I'm grateful to Andrew Sullivan for his discussion of my argument about the respective places of belief, on the one hand, and practice and ritual, on the other, within religion. Andrew is, so to say, an insider in this matter, whereas I am a complete outsider, and so he will have experience and perceptions about it that I lack. All the same, I think we are at cross purposes in a number of ways.
Andrew suggests that I ignore religious doubt. But I don't; I pretty much take it for granted, in fact, that for any major sphere of belief, whether it be religion, politics, philosophy, personal affairs, or whatever, doubt must sometimes feature in most people's thinking, if not in absolutely everyone's. As it happens, in my most recent post I specifically highlighted Frank Skinner's mentioning his own religious doubt, and his observation that this doubt 'is at the centre of being human'.
Second, Andrew speaks of beliefs of a kind that haven't been at the centre of my mind in writing about this question; such as the belief that 'the Blessed Virgin was... transported into the sky rather than dying' - one, I have to confess, I wasn't aware of. However, in questioning the thesis that belief isn't a crucial part of what religion is about, I had in mind more 'mainstream' beliefs, such as the beliefs that there is a God, that this God has certain characteristics and enjoins certain ways of being and doing, the belief in the immortality of the soul, and so forth. Here, just today, I read that a Scottish rugby player, Euan Murray, believes that 'the Bible is the word of God' and he will not play rugby on the Sabbath on that account. Well, is this a belief or not? It is associated with a practice, no question about it: the practice of observing the Sabbath. But how can the bible be the word of God if there is no God or if there is one but He doesn't have any words? How can Euan Murray's practice of not playing rugby on the Sabbath be made sense of if we treat his beliefs as merely marginal or of no consequence?
Most importantly of all, Andrew construes the question at issue between me and those I've criticized on this issue as if I were contesting the importance of practice in the lives of people of faith. But I have never done that. All I contest is the thesis of the unimportance of belief there. For it doesn't have to be either-or, and I maintain, even as an atheist, that it isn't either-or - that both belief and practice can be central in religious observance, and that for millions of believers this is indeed so.

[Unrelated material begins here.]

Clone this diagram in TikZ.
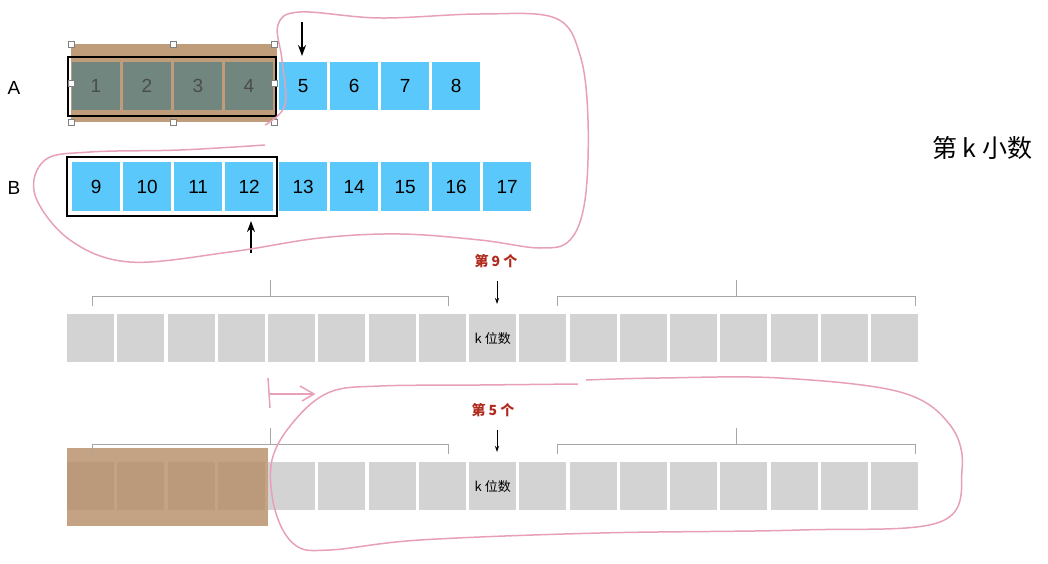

From my reading of Andrew's post I take it that he wouldn't himself necessarily want to quarrel with that, since he writes of religion as an 'interaction between dogma and practice' and also says that 'for faith to live, it must be practised' - which seems to imply a something-there that is to be practised. Coming from an insider's knowledge of what it means to be religious that I myself do not have, I take these thoughts of Andrew's as confirmation of what I've been arguing on this score and as the sign of a measure of agreement between us.